3. Diversify Beyond the Top 20

Winters are when fundamental research pays off. Strong narratives in Web3 infrastructure, real-world assets, and decentralized AI often emerge from the rubble of speculative excess. Allocate a small, disciplined slice toward projects solving real problems.

4. Secure Your Stack

Exchange bankruptcies and protocol exploits spike during downturns. Move long-term holdings to hardware wallets, enable multi-factor authentication everywhere, and never reuse passwords. Self-custody is the only insurance that actually pays out.
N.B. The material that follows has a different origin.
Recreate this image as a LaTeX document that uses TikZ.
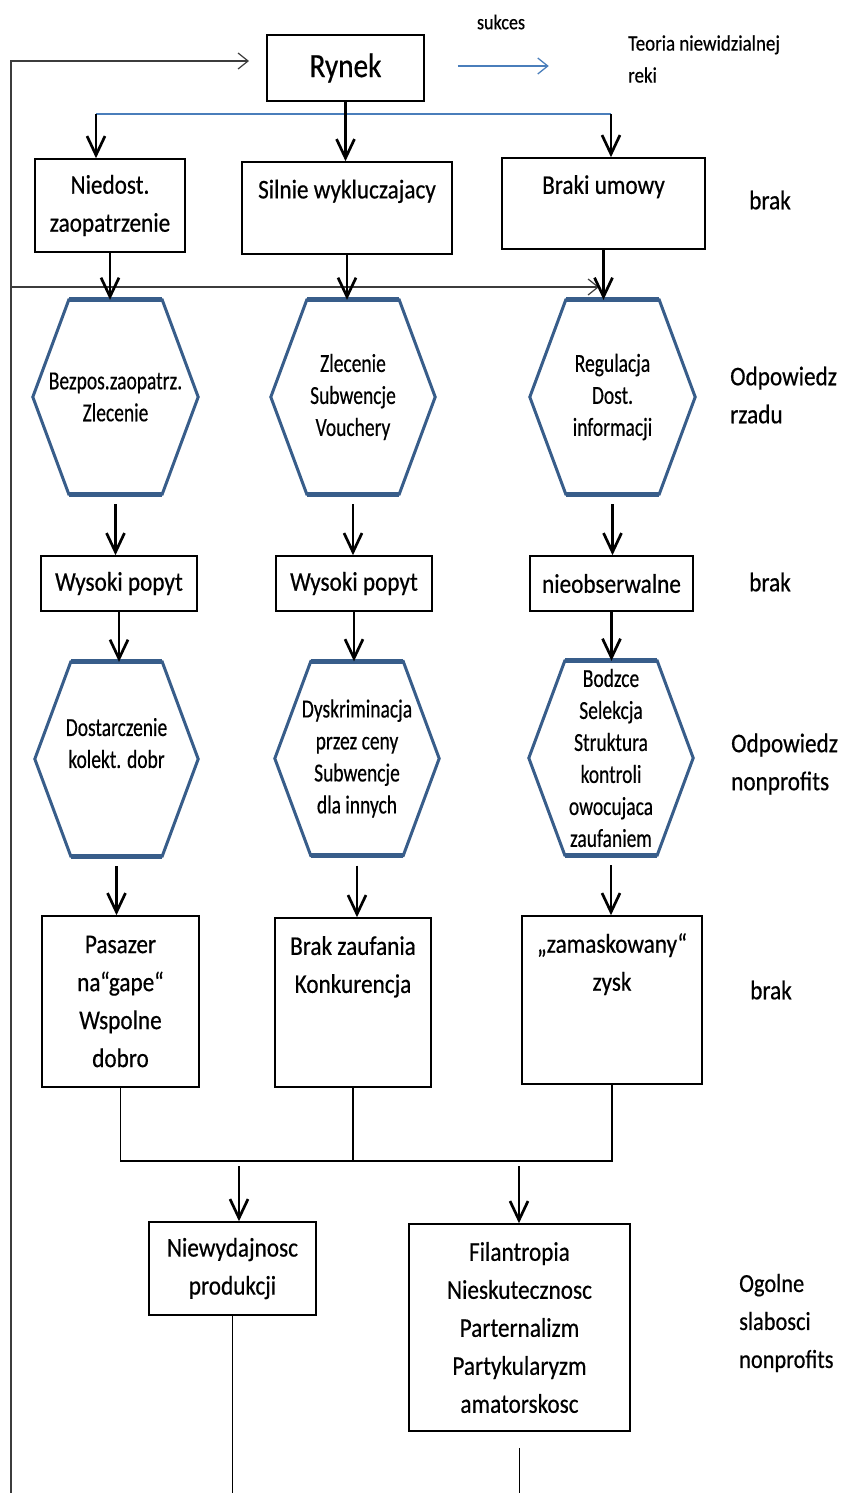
\documentclass[tikz,border=0pt]{standalone}
\usepackage{fontspec}
\usetikzlibrary{arrows.meta}
\newfontfamily\boxface[FakeStretch=0.86,FakeBold=0.5]{Carlito}
\newfontfamily\hexface[FakeStretch=0.75,FakeBold=0.4]{Carlito}
\definecolor{hexblue}{RGB}{56,93,138}
\definecolor{lineblue}{RGB}{74,126,187}
\definecolor{loopgray}{RGB}{60,60,60}
\tikzset{
  box/.style={draw, line width=1.6pt, inner sep=0pt, align=center, font=\boxface\fontsize{27}{38}\selectfont},
  hexnode/.style={minimum width=165pt, minimum height=194pt, inner sep=0pt, align=center, font=\hexface\fontsize{26}{32}\selectfont},
  side/.style={inner sep=0pt, align=left, font=\boxface\fontsize{27}{38}\selectfont},
  bigarrow/.style={line width=2.7pt, -{Straight Barb[length=19pt,width=18pt]}},
  looparrow/.style={draw=loopgray, line width=1.2pt, -{Straight Barb[length=10pt,width=16pt]}},
  thinline/.style={line width=1.1pt}
}
% hexagon drawn round a node
\newcommand{\hexframe}[1]{%
  \draw[hexblue, line width=3pt, line join=miter] (#1.west) -- ([xshift=36pt]#1.north west) -- ([xshift=-36pt]#1.north east) -- (#1.east) -- ([xshift=-36pt]#1.south east) -- ([xshift=36pt]#1.south west) -- cycle;
  \draw[hexblue, line width=5pt] ([xshift=36pt]#1.north west) -- ([xshift=-36pt]#1.north east) ([xshift=-36pt]#1.south east) -- ([xshift=36pt]#1.south west);}
\begin{document}
\begin{tikzpicture}[x=1pt,y=-1pt]
\useasboundingbox (0,0) rectangle (842,1493);
% Coordinates
\coordinate (loop-top) at (11,61);
\coordinate (loop-mid) at (11,287);
\coordinate (loop-end) at (11,1493);
\coordinate (rynek-in) at (249,61);
\coordinate (gov-in) at (599,287);
\coordinate (split-left) at (96,114);
\coordinate (split-right) at (611,114);
\coordinate (merge) at (0,1161);
\coordinate (merge-left) at (239,1166);
\coordinate (merge-right) at (519,1166);
\coordinate (bottom) at (0,1493);
% Market
\node[box, minimum width=157pt, minimum height=66pt, font=\boxface\fontsize{34}{40}\selectfont] (rynek) at (345.5,68) {Rynek};
\node[inner sep=0pt, font=\boxface\fontsize{21}{26}\selectfont] (sukces) at (501,22) {sukces};
\node[side, anchor=west, font=\boxface\fontsize{22}{32}\selectfont] (teoria) at (628,59) {Teoria niewidzialnej\\reki};
% Failures of the market
\node[box, minimum width=150pt, minimum height=93pt] (niedost) at (110,205.5) {Niedost.\\zaopatrzenie};
\node[box, minimum width=210pt, minimum height=92pt] (silnie) at (347,208) {Silnie wykluczajacy\\\mbox{}};
\node[box, minimum width=203pt, minimum height=91pt] (umowy) at (603.5,203.5) {Braki umowy\\\mbox{}};
% Government
\node[hexnode] (rzad-a) at (115.5,397) {Bezpos.zaopatrz.\\Zlecenie};
\node[hexnode, minimum width=164pt] (rzad-b) at (353,397) {Zlecenie\\Subwencje\\Vouchery};
\node[hexnode] (rzad-c) at (612.5,397) {Regulacja\\Dost.\\informacji};
\node[box, minimum width=156pt, minimum height=55pt] (popyt-a) at (119,583.5) {Wysoki popyt};
\node[box, minimum width=156pt, minimum height=55pt] (popyt-b) at (354,583.5) {Wysoki popyt};
\node[box, minimum width=163pt, minimum height=55pt] (nieobs) at (611.5,583.5) {nieobserwalne};
% Nonprofits
\node[hexnode, minimum width=163pt] (np-a) at (116.5,759) {Dostarczenie\\kolekt. dobr\\\mbox{}};
\node[hexnode, minimum width=164pt] (np-b) at (357,758.5) {Dyskriminacja\\przez ceny\\Subwencje\\dla innych};
\node[hexnode, minimum width=164pt] (np-c) at (611,758) {Bodzce\\Selekcja\\Struktura\\kontroli\\owocujaca\\zaufaniem};
\node[box, minimum width=157pt, minimum height=171pt] (pasazer) at (120.5,1001.5) {Pasazer\\na“gape“\\Wspolne\\dobro};
\node[box, minimum width=156pt, minimum height=169pt] (zaufanie) at (353,1002.5) {Brak zaufania\\Konkurencja\\\mbox{}\\\mbox{}};
\node[box, minimum width=180pt, minimum height=168pt] (zysk) at (612,1000) {„zamaskowany“\\zysk\\\mbox{}\\\mbox{}};
\node[box, minimum width=167pt, minimum height=93pt] (niewyd) at (232.5,1268.5) {Niewydajnosc\\produkcji};
\node[box, minimum width=221pt, minimum height=207pt] (filan) at (519.5,1327.5) {Filantropia\\Nieskutecznosc\\Parternalizm\\Partykularyzm\\amatorskosc};
% Row labels
\node[side] (brak-a) at (770,200) {brak};
\node[side, anchor=west] (odp-rzadu) at (730,395) {Odpowiedz\\rzadu};
\node[side] (brak-b) at (770,582) {brak};
\node[side, anchor=west] (odp-np) at (731,764) {Odpowiedz\\nonprofits};
\node[side] (brak-c) at (771,990) {brak};
\node[side, anchor=west, font=\boxface\fontsize{26}{38}\selectfont] (ogolne) at (739,1323) {Ogolne\\slabosci\\nonprofits};
% Hexagons
\foreach \h in {rzad-a,rzad-b,rzad-c,np-a,np-b,np-c} {\hexframe{\h}}
% Feedback loop
\draw[looparrow] (loop-end) -- (loop-top) -- (rynek-in);
\draw[looparrow] (loop-mid) -- (gov-in);
\draw[lineblue, line width=1.3pt, -{Straight Barb[length=10pt,width=16pt]}] ([xshift=33pt,yshift=2pt]rynek.east) -- ([xshift=124pt,yshift=2pt]rynek.east);
% Split of the market
\draw[lineblue, line width=1.2pt] (split-left) -- (split-right);
\draw[bigarrow] (rynek.south) -- (rynek.south |- silnie.north);
\draw[bigarrow] (split-left) -- (split-left |- niedost.north);
\draw[bigarrow] (split-right) -- (split-right |- umowy.north);
% Columns
\foreach \a/\b in {niedost/rzad-a,silnie/rzad-b,umowy/rzad-c,popyt-a/np-a,popyt-b/np-b,nieobs/np-c}
  \draw[bigarrow] (\a.south) -- (\a.south |- \b.north);
\foreach \a/\b in {rzad-a/popyt-a,rzad-b/popyt-b,rzad-c/nieobs,np-a/pasazer,np-b/zaufanie,np-c/zysk}
  \draw[bigarrow, shorten <=10pt] (\a.south) -- (\a.south |- \b.north);
% Merge
\draw[thinline] (pasazer.south) -- (pasazer.south |- merge) -- (zysk.south |- merge) -- (zysk.south);
\draw[thinline] (zaufanie.south) -- (zaufanie.south |- merge);
\draw[bigarrow] (merge-left) -- (merge-left |- niewyd.north);
\draw[bigarrow] (merge-right) -- (merge-right |- filan.north);
\draw[thinline] (niewyd.south) -- (niewyd.south |- bottom);
\draw[thinline] ([yshift=-16pt]filan.south) -- (filan.south |- bottom);
\end{tikzpicture}
\end{document}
5. Stack Stablecoins and Wait

Liquidity is power. Holding a war chest of stablecoins gives you the ability to act fast when the market finally inflects. Cash — even digital cash — is king during a winter.

Opportunities Hidden in the Cold

Every winter plants the seeds of the next spring. Some of crypto's most legendary projects — including Ethereum's early infrastructure and countless DeFi primitives — were built during previous bear markets when talent was cheap and attention was scarce.

Bull markets are born on bear market balconies. Builders who keep shipping during the freeze are the ones who capture the next cycle's narrative.

Winters also reset valuations. Tokens that once traded on hype alone get repriced to fundamentals, making it easier to spot genuinely undervalued assets. Developer activity on platforms like Bitcoin's L2 ecosystem and modular blockchain stacks continues regardless of price action — a strong leading indicator of where the next wave of capital will flow.

Key Takeaways

  • Crypto winter is an extended bear market defined by time, sentiment, and capitulation — not a short-term dip.
  • Historical winters have lasted 12 to 24 months and typically end after leverage fully unwinds.
  • Survival strategies include dollar-cost averaging, securing self-custody, diversifying intelligently, and keeping stablecoin reserves.
  • The best builders and investors use winters as research and accumulation seasons.
  • Bottom line: winter is inevitable, but panic is optional. Treat the freeze as a feature of the cycle, not the end of it.